Can we "fill" an atom with alpha particles? The following passage has been extracted from the book "Modern's abc of Chemistry":  

..Heisenberg in 1927, put forward a principle known as Heisenberg's uncertainty principle. It states that, it is not possible to measure simultaneously both the position and momentum (or velocity) of a microscopic particle, with absolute accuracy.   

Lets fill an isolated atom by subatomic "Rutherford projectiles"-alpha particles. I hope it is possible. This doesn't seem to be a limit of our technology. Isn't it?  
If we are successful in filling the an atom with alpha particles, we are decreasing the space for the electron and confining them to a least distance, isn't it?   
Doesn't this experiment, give us belief of measuring simultaneously both the position and momentum with little greater (or even complete) certainty than what predicted by Heisenberg's principle? This doesn't seem to allow us to fill an atom with alpha particles.  
So, can we fill an atom with alpha particles?
 A: Apart from the good answer from @dmckee, the "filling up an atom" is somehow what happens in very massive stars. With enough gravitation, you can squeeze atoms. Well, the heart of a star is too hot to have true "atoms" in the mundane sense; the electrons and nuclei are free-moving (that's called a plasma). The electrons have no problem sharing space with the nuclei, but they take issue at one another; this is Pauli's exclusion principle at work. If you push too hard, electrons, like angry teenagers, will prefer to merge with protons instead of getting along together (but cramped for space). That's the reverse of the beta decay; a proton and an electron, if forced to meet, fuse into a neutron.
Push hard enough and all the star "atoms" will become neutrons, yielding a neutron star. If you push even more, the whole thing collapses as a black hole, at which point it quits the game and we can stop talking about it.
So that's how you fill an atom (with a lot of gravitation); and what happens is a neutron star, not because the electrons don't like the nuclei, but because they don't like each other. Presumably, if you could first remove all the electrons, then you could get a massive "proton star", but it would not be electrically neutral, so removing the electrons would be hard.
A: 
Lets fill an isolated atom by subatomic "Rutherford projectiles"-alpha particles.

That would be every even-even nucleus for which $A = 2Z$. You'll note that there is a stability limit above which you must add extra neutrons to hold the whole thing together, and another limit beyond which even adding extra neutrons won't help.
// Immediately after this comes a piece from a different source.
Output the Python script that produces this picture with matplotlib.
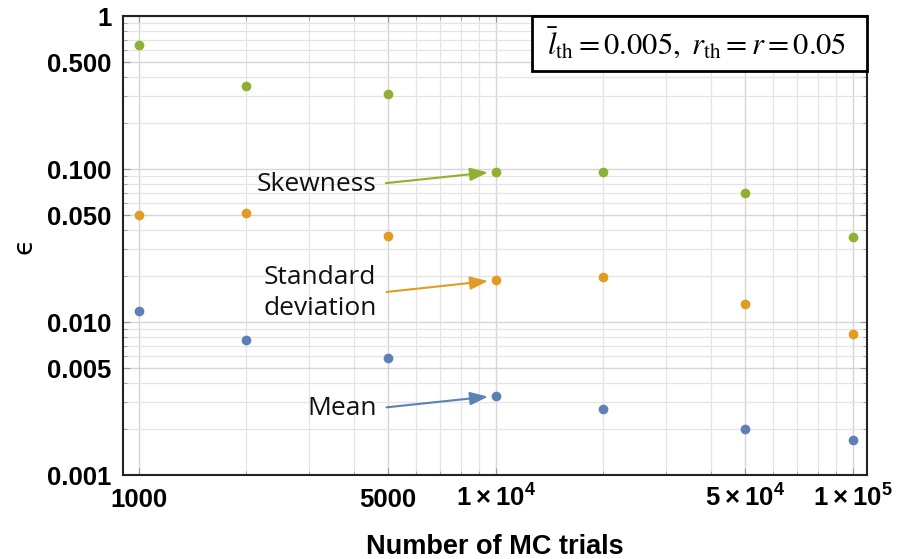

If we are successful in filling the an atom with alpha particles, we are decreasing the space for the electron and confining them to a least distance, isn't it? 

No. Electrons can happily co-occupy space with nucleons. Remember that these are fully quantum objects, not little billiard balls. The wave-function for all s-shell electron states has them with non-zero probability density inside the nucleus.
You might be thinking that this could manifest as a small correction, but in the case of highly ionized heavy atoms it would have to be a quite significant correction, but the spectroscopy agrees with the (relativistic) theory quite well. Electrons really do co-occupy the same space as the nucleons without trouble.

Your premise is not really correct, so the question you want to ask is moot. Bu the Heisenberg limit is fundamental to the way we believe quantum mechanics works. It can't be beaten without completely overthrowing the theory.